- [What the task requires] Without the pictures, please reproduce only the lines from the one with "Reproduce this chart with Plotly." through the one with "import plotly.graph_objects as go", both included.
___ Entries supplied
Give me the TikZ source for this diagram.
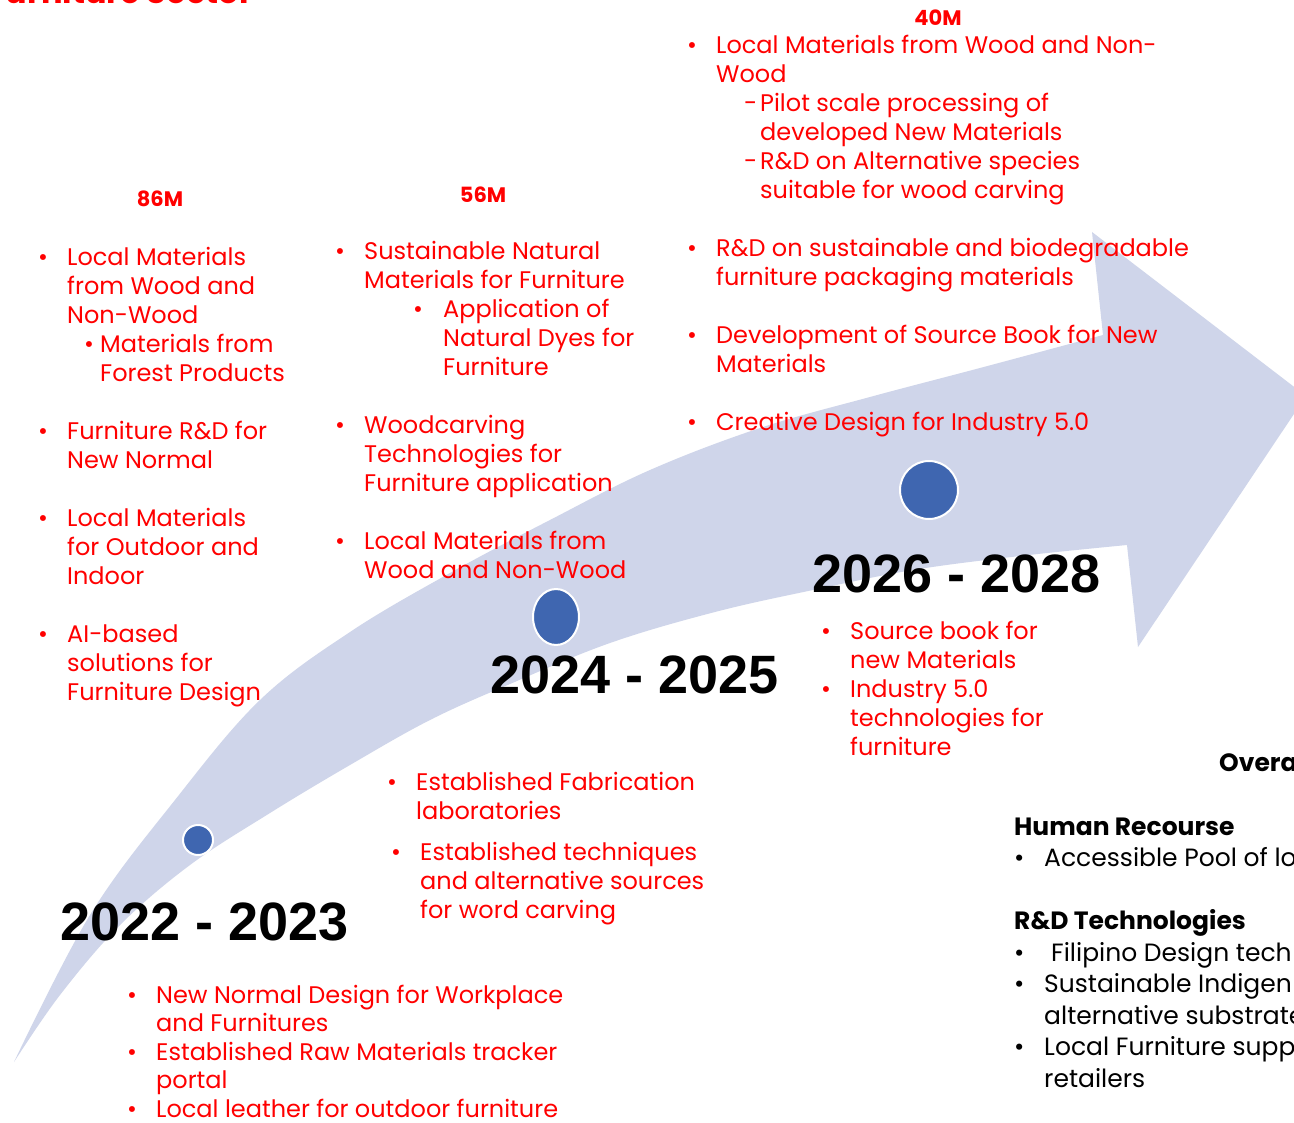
\documentclass[tikz,border=0pt]{standalone}
\usepackage{fontspec}
\setmainfont{Poppins}
\newfontfamily\yearfont{Liberation Sans}
\definecolor{SlideRed}{HTML}{FF0000}
\definecolor{ArrowFill}{HTML}{CFD5EA}
\definecolor{DotBlue}{HTML}{3F66B0}
\usepackage{xcolor}
\usepackage{tikz}
\usetikzlibrary{shapes.geometric}
\newcommand{\bul}{\makebox[25pt][l]{\hspace{-4pt}\textbullet}}

\begin{document}
\begin{tikzpicture}[x=1pt,y=-1pt,
  bodytext/.style={inner sep=0,anchor=base west,font=\fontsize{24}{29}\selectfont},
  redtext/.style={bodytext,text=SlideRed},
  blacktext/.style={bodytext,text=black,font=\fontsize{25}{31.5}\selectfont},
  budget/.style={inner sep=0,text=SlideRed,font=\bfseries\fontsize{21}{25}\selectfont},
  years/.style={inner sep=0,anchor=base west,font=\yearfont\bfseries\fontsize{54}{60}\selectfont},
  dot/.style={draw=white,line width=2pt,fill=DotBlue,inner sep=0}]
  \useasboundingbox (0,0) rectangle (1294,1123);
  \clip (0,0) rectangle (1294,1123);
  \fill[white] (0,0) rectangle (1294,1123);

  % Title (cut by the top edge)
  \node[inner sep=0,anchor=base east,text=SlideRed,font=\bfseries\fontsize{32}{36}\selectfont]
    (title) at (253,4) {Furniture Sector};

  % Curved timeline arrow
  \fill[ArrowFill]
    plot[smooth,tension=0.6] coordinates {(14,1062) (90,915) (175,800) (260,700)
      (350,632) (450,573) (550,520) (650,470) (760,428) (870,397) (980,368) (1103,335)}
    -- (1092,232) -- (1306,396) -- (1138,647) -- (1127,545)
    -- plot[smooth,tension=0.6] coordinates {(1127,545) (1020,556) (913,570) (813,590)
      (715,612) (610,643) (510,684) (430,720) (350,765) (270,813) (190,865)
      (120,925) (60,995) (14,1062)}
    -- cycle;

  % Markers
  \node[dot,circle,minimum size=30pt] (dot1) at (198,840) {};
  \node[dot,ellipse,minimum width=46pt,minimum height=56pt] (dot2) at (556,617) {};
  \node[dot,circle,minimum size=58pt] (dot3) at (929,490) {};

  % Years
  \node[years] (y22) at (60,940) {2022 - 2023};
  \node[years] (y24) at (490,693) {2024 - 2025};
  \node[years] (y26) at (812,592) {2026 - 2028};

  % Budgets
  \node[budget] (b86) at (160,199) {86M};
  \node[budget] (b56) at (483,195) {56M};
  \node[budget] (b40) at (938,18) {40M};

  % 86M column
  \node[redtext] (col86) at (42,266) {\begin{tabular}[t]{@{}l@{}l@{}}
    \bul & Local Materials\\
         & from Wood and\\
         & Non-Wood\\
         & \hspace{17pt}\makebox[16pt][l]{\textbullet}Materials from\\
         & \hspace{33pt}Forest Products\\
         & \\
    \bul & Furniture R\&D for\\
         & New Normal\\
         & \\
    \bul & Local Materials\\
         & for Outdoor and\\
         & Indoor\\
         & \\
    \bul & AI-based\\
         & solutions for\\
         & Furniture Design
  \end{tabular}};

  % 56M column
  \node[redtext] (col56) at (339,260) {\begin{tabular}[t]{@{}l@{}l@{}}
    \bul & Sustainable Natural\\
         & Materials for Furniture\\
         & \hspace{49pt}\makebox[30pt][l]{\textbullet}Application of\\
         & \hspace{79pt}Natural Dyes for\\
         & \hspace{79pt}Furniture\\
         & \\
    \bul & Woodcarving\\
         & Technologies for\\
         & Furniture application\\
         & \\
    \bul & Local Materials from\\
         & Wood and Non-Wood
  \end{tabular}};

  % 40M column
  \node[redtext] (col40) at (691,54) {\begin{tabular}[t]{@{}l@{}l@{}}
    \bul & Local Materials from Wood and Non-\\
         & Wood\\
         & \hspace{28pt}\makebox[16pt][l]{-}Pilot scale processing of\\
         & \hspace{44pt}developed New Materials\\
         & \hspace{28pt}\makebox[16pt][l]{-}R\&D on Alternative species\\
         & \hspace{44pt}suitable for wood carving\\
         & \\
    \bul & R\&D on sustainable and biodegradable\\
         & furniture packaging materials\\
         & \\
    \bul & Development of Source Book for New\\
         & Materials\\
         & \\
    \bul & Creative Design for Industry 5.0
  \end{tabular}};

  % Below 2026 - 2028
  \node[redtext] (out26) at (825,639) {\begin{tabular}[t]{@{}l@{}l@{}}
    \bul & Source book for\\
         & new Materials\\
    \bul & Industry 5.0\\
         & technologies for\\
         & furniture
  \end{tabular}};

  % Below 2024 - 2025
  \node[redtext] (out24a) at (391,790) {\begin{tabular}[t]{@{}l@{}l@{}}
    \bul & Established Fabrication\\
         & laboratories
  \end{tabular}};
  \node[redtext] (out24b) at (395,860) {\begin{tabular}[t]{@{}l@{}l@{}}
    \bul & Established techniques\\
         & and alternative sources\\
         & for word carving
  \end{tabular}};

  % Below 2022 - 2023
  \node[redtext,font=\fontsize{24}{28.5}\selectfont] (out22) at (131,1003) {\begin{tabular}[t]{@{}l@{}l@{}}
    \bul & New Normal Design for Workplace\\
         & and Furnitures\\
    \bul & Established Raw Materials tracker\\
         & portal\\
    \bul & Local leather for outdoor furniture\\[-8pt]
  \end{tabular}};

  % Overall (cut by the right edge)
  \node[blacktext,font=\bfseries\fontsize{25}{31.5}\selectfont] (overall) at (1219,771) {Overall};
  \node[blacktext] (overview) at (1014,835) {\begin{tabular}[t]{@{}l@{}l@{}}
    \multicolumn{2}{@{}l@{}}{\bfseries Human Recourse}\\
    \makebox[30pt][l]{\textbullet} & Accessible Pool of lo\\
    & \\
    \multicolumn{2}{@{}l@{}}{\bfseries R\&D Technologies}\\
    \makebox[30pt][l]{\textbullet} & \hspace{7pt}Filipino Design tech\\
    \makebox[30pt][l]{\textbullet} & Sustainable Indigen\\
    & alternative substrate\\
    \makebox[30pt][l]{\textbullet} & Local Furniture supp\\
    & retailers
  \end{tabular}};
\end{tikzpicture}
\end{document}
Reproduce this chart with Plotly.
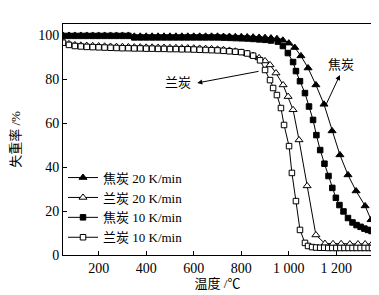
import plotly.graph_objects as go

# 焦炭 20 K/min (filled triangles)
jt20_T = [50, 75, 100, 125, 150, 175, 200, 225, 250, 275, 300, 325,
          350, 375, 400, 425, 450, 475, 500, 525, 550, 575, 600, 625, 650, 675, 700,
          725, 750, 775, 800, 825, 850, 875, 900, 925, 950, 975, 1000, 1025,
          1051, 1081, 1114, 1148, 1182, 1215, 1249, 1283, 1321, 1346]
jt20_v = [99.8, 99.8, 99.8, 99.8, 99.8, 99.8, 99.8, 99.8, 99.8, 99.8, 99.8, 99.8,
          99.4, 99.4, 99.4, 99.4, 99.4, 99.4, 99.4, 99.4, 99.4, 99.4, 99.4, 99.4, 99.4, 99.4, 99.4,
          99.3, 99.3, 99.2, 99.2, 99.1, 99.0, 98.9, 98.8, 98.6, 98.3, 97.6, 96.3, 94.3,
          90.5, 85.0, 77.3, 68.5, 56.4, 45.5, 36.4, 29.1, 22.3, 16.0]

# 兰炭 20 K/min (open triangles)
lt20_T = [50, 75, 100, 125, 150, 175, 200, 225, 250, 275, 300, 325, 350, 375, 400,
          425, 450, 475, 500, 525, 550, 575, 600, 625, 650, 675, 700, 725, 750, 775,
          800, 825, 850, 875, 900, 921, 946, 976, 997, 1018, 1043, 1077, 1114,
          1152, 1186, 1220, 1257, 1291, 1321, 1350]
lt20_v = [97.0, 96.0, 95.5, 95.3, 95.2, 95.1, 95.0, 94.9, 94.8, 94.7, 94.7, 94.6, 94.5, 94.5, 94.4,
          94.4, 94.3, 94.3, 94.2, 94.2, 94.1, 94.1, 94.0, 93.9, 93.8, 93.7, 93.5, 93.3, 93.0, 92.6,
          92.1, 91.5, 90.7, 89.6, 88.2, 86.4, 82.7, 77.3, 72.0, 66.0, 52.3, 31.4, 9.1,
          5.2, 5.1, 5.1, 5.0, 5.0, 5.0, 5.0]

# 焦炭 10 K/min (filled squares)
jt10_T = [50, 75, 100, 125, 150, 175, 200, 225, 250, 275, 300, 325,
          350, 375, 400, 425, 450, 475, 500, 525, 550, 575, 600, 625, 650, 675, 700,
          725, 750, 775, 800, 825, 850, 875, 900, 925, 954, 975, 996, 1018, 1030, 1047,
          1068, 1085, 1102, 1116, 1132, 1150, 1167, 1183, 1198, 1213, 1230, 1249,
          1268, 1285, 1302, 1318, 1333, 1348]
jt10_v = [99.6, 99.6, 99.6, 99.6, 99.6, 99.6, 99.6, 99.6, 99.6, 99.6, 99.6, 99.6,
          98.9, 98.9, 98.9, 98.9, 98.9, 98.9, 98.9, 98.9, 98.9, 98.9, 98.9, 98.9, 98.9, 98.9, 98.9,
          98.8, 98.7, 98.6, 98.5, 98.4, 98.2, 98.0, 97.8, 97.5, 97.0, 95.0, 91.8, 87.7, 83.6, 79.0,
          73.6, 67.5, 61.4, 54.5, 47.7, 41.5, 35.9, 30.5, 26.0, 22.7, 19.8, 16.8,
          14.8, 13.6, 12.8, 12.0, 11.4, 10.9]

# 兰炭 10 K/min (open squares)
lt10_T = [50, 75, 100, 125, 150, 175, 200, 225, 250, 275, 300, 325, 350, 375, 400,
          425, 450, 475, 500, 525, 550, 575, 600, 625, 650, 675, 700, 725, 750, 775,
          800, 825, 850, 879, 900, 921, 934, 950, 967, 980, 1001, 1013, 1030, 1047,
          1068, 1081, 1098, 1115, 1132, 1149, 1166, 1183, 1200, 1217, 1234, 1251,
          1268, 1285, 1302, 1319, 1336, 1350]
lt10_v = [96.5, 95.5, 95.0, 94.8, 94.6, 94.5, 94.4, 94.3, 94.2, 94.1, 94.0, 94.0, 93.9, 93.9, 93.8,
          93.8, 93.7, 93.7, 93.6, 93.6, 93.5, 93.5, 93.4, 93.3, 93.2, 93.1, 93.0, 92.8, 92.6, 92.4,
          92.2, 91.6, 90.6, 88.5, 84.1, 79.5, 75.9, 72.7, 66.8, 59.1, 49.5, 37.3, 24.5, 11.4,
          5.5, 4.1, 3.6, 3.4, 3.3, 3.3, 3.2, 3.2, 3.2, 3.2, 3.2, 3.2,
          3.2, 3.2, 3.2, 3.2, 3.2, 3.2]

x_tickvals = [200, 400, 600, 800, 1000, 1200]
x_ticktext = ["200", "400", "600", "800", "1 000", "1 200"]
y_tickvals = [0, 20, 40, 60, 80, 100]

FONT = "Liberation Serif, Times New Roman, Noto Sans CJK SC, serif"

fig = go.Figure()
series = [
    ("焦炭 20 K/min", jt20_T, jt20_v, "triangle-up", "black", 7),
    ("兰炭 20 K/min", lt20_T, lt20_v, "triangle-up", "white", 7),
    ("焦炭 10 K/min", jt10_T, jt10_v, "square", "black", 5.5),
    ("兰炭 10 K/min", lt10_T, lt10_v, "square", "white", 5.5),
]
for name, xs, ys, sym, fill, sz in series:
    fig.add_trace(go.Scatter(
        x=xs, y=ys, name=name, mode="lines+markers",
        line=dict(color="black", width=1),
        marker=dict(symbol=sym, size=sz, color=fill,
                    line=dict(color="black", width=1)),
    ))

fig.update_layout(
    width=379, height=295,
    margin=dict(l=55, r=15, t=16, b=48),
    paper_bgcolor="white", plot_bgcolor="white",
    font=dict(family=FONT, size=13, color="black"),
    showlegend=True,
    legend=dict(x=0.0, y=0.40, xanchor="left", yanchor="top",
                bgcolor="rgba(0,0,0,0)", font=dict(size=13, family=FONT),
                tracegroupgap=0, itemwidth=30),
    xaxis=dict(range=[50, 1350], tickvals=x_tickvals, ticktext=x_ticktext,
               ticks="inside", ticklen=4, tickcolor="black",
               showline=True, linecolor="black", linewidth=1, mirror=True,
               showgrid=False, zeroline=False, automargin=False,
               tickfont=dict(size=14, family=FONT),
               title=dict(text="温度 /℃", font=dict(size=13, family=FONT), standoff=4)),
    yaxis=dict(range=[0, 105], tickvals=y_tickvals,
               ticks="inside", ticklen=4, tickcolor="black",
               showline=True, linecolor="black", linewidth=1, mirror=True,
               showgrid=False, zeroline=False, automargin=False,
               tickfont=dict(size=14, family=FONT),
               title=dict(text="失重率 /%", font=dict(size=13, family=FONT), standoff=14)),
)

# 兰炭 label and arrow
fig.add_annotation(x=535, y=78.5, text="兰炭", showarrow=False,
                   font=dict(size=13, family=FONT))
fig.add_annotation(x=615, y=78.2, ax=879, ay=83.6, axref="x", ayref="y",
                   xref="x", yref="y", text="", showarrow=True,
                   arrowhead=2, arrowsize=1, arrowwidth=1, arrowcolor="black")
# 焦炭 label and arrow
fig.add_annotation(x=1218, y=86.5, text="焦炭", showarrow=False,
                   font=dict(size=13, family=FONT))
fig.add_annotation(x=1215, y=81.8, ax=1152, ay=67.3, axref="x", ayref="y",
                   xref="x", yref="y", text="", showarrow=True,
                   arrowhead=2, arrowsize=1, arrowwidth=1, arrowcolor="black")

fig.write_html("out.html")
______
- [Output below]
Reproduce this chart with Plotly.
import plotly.graph_objects as go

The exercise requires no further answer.